For a movie from the director of About Schmidt and Election, and with the awards, nominations and critical acclaim it got, I expected a lot more of Sideways than I saw on the screen. If memory serves, some of those who agreed with me pointed to the Paul Giammatti character as someone with whom the critics would seriously self-identify and therefore rate more highly than, say, you or I would. TS1 agreed with me on this.

Very basic plot: Miles (Giammatti) is a failed novelist with a failed marriage but somehow still best friends with college roommate and modestly successful actor Jack (Thomas Haden Church) and the two head to Santa Barbara County wine country for a weeklong bachelors’ jaunt before Jack–who wants one last fling–marries a young hottie. Miles does know his wines, though, and Jack, well, Jack knows how to liven up a party. They meet and hookup with hot chicks (Virginia Madsen and Sandra Oh) but Miles has trouble getting past his despression and Jack’s sleaze.
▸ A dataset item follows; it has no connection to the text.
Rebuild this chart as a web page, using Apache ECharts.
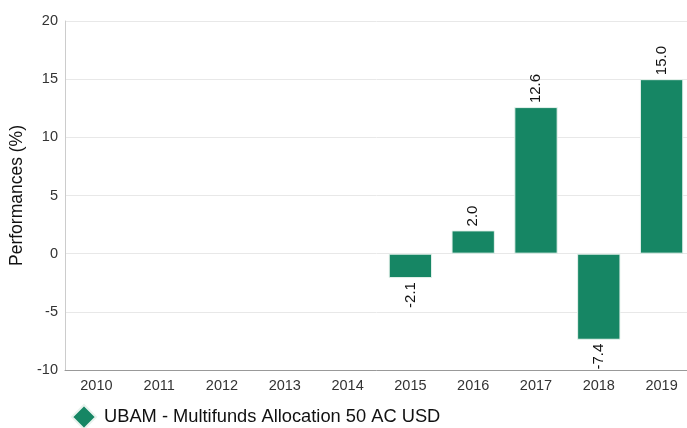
<!DOCTYPE html>
<html><head><meta charset="utf-8">
<script src="https://cdn.jsdelivr.net/npm/echarts@6/dist/echarts.min.js"></script>
<style>html,body{margin:0;padding:0;background:#fff}#c{width:687px;height:428px}</style>
</head><body><div id="c"></div>
<script>
var categories = ['2010','2011','2012','2013','2014','2015','2016','2017','2018','2019'];
var values = [null,null,null,null,null,-2.1,2.0,12.6,-7.4,15.0];
var seriesName = 'UBAM - Multifunds Allocation 50 AC USD';
var yTicks = [-10,-5,0,5,10,15,20];

var chart = echarts.init(document.getElementById('c'));
var data = values.map(function(v){
  if (v === null) return null;
  return {value: v, label: v < 0 ? {position:'bottom', align:'right', verticalAlign:'middle'} : {position:'top', align:'left', verticalAlign:'middle'}};
});
chart.setOption({
  animation:false,
  textStyle:{fontFamily:'Liberation Sans, Arial, sans-serif'},
  grid:{left:65, top:21, right:-6, height:349, outerBoundsMode:'none', containLabel:false},
  legend:{left:66, top:399, icon:'diamond', itemWidth:24, itemHeight:24, itemGap:8,
    textStyle:{fontSize:18.3, color:'#111', padding:[0,0,0,3], fontFamily:'Liberation Sans, Arial, sans-serif'}, data:[seriesName]},
  xAxis:{type:'category', data:categories,
    axisLine:{onZero:false, lineStyle:{color:'#999'}}, axisTick:{show:false},
    axisLabel:{color:'#333', fontSize:14.5, margin:8}},
  yAxis:{type:'value', min:yTicks[0], max:yTicks[yTicks.length-1], interval:5,
    name:'Performances (%)', nameLocation:'middle', nameGap:39,
    nameTextStyle:{fontSize:17.5, color:'#111'},
    axisLine:{show:true, lineStyle:{color:'#ccc'}}, axisTick:{show:false},
    axisLabel:{color:'#333', fontSize:14.5, margin:7},
    splitLine:{lineStyle:{color:'#e8e8e8'}}},
  series:[{name:seriesName, type:'bar', data:data, barWidth:'69%',
    itemStyle:{color:'#168664', borderColor:'#e8f3ee', borderWidth:1},
    label:{show:true, rotate:90, distance:4, fontSize:15, color:'#111',
      formatter:function(p){return p.value.toFixed(1);}}}]
});
</script></body></html>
The four main characters all do reasonably good jobs though other than (perhaps?) Oh none seem to reach too far from their natural personality. The scenery is stunning but not surprising; compare it to Kenneth Brannaugh’s 1993 version of Shakespeare’s Much Ado About Nothing and I think you’ll understand how a director can make more from the same general type of setting.
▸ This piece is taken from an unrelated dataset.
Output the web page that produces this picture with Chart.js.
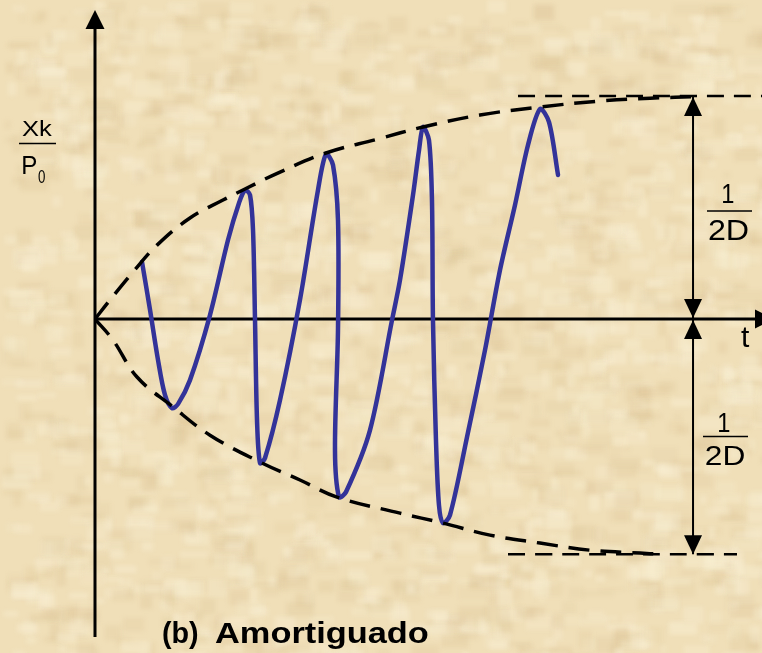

My core complaint is with director/co-writer Alexander Payne. All through the film I was waiting for the sly humor of Schmidt and Election and for some serious escalation of the dramatic tension but the best he managed was a faked car crash and a confrontation between Miles and his ex-wife after Jack’s wedding ceremony. Apparently the latter was intended as the last straw in Miles’ character journey but it just didn’t work for me.

barely recommended and definitely see the other two Payne movies first.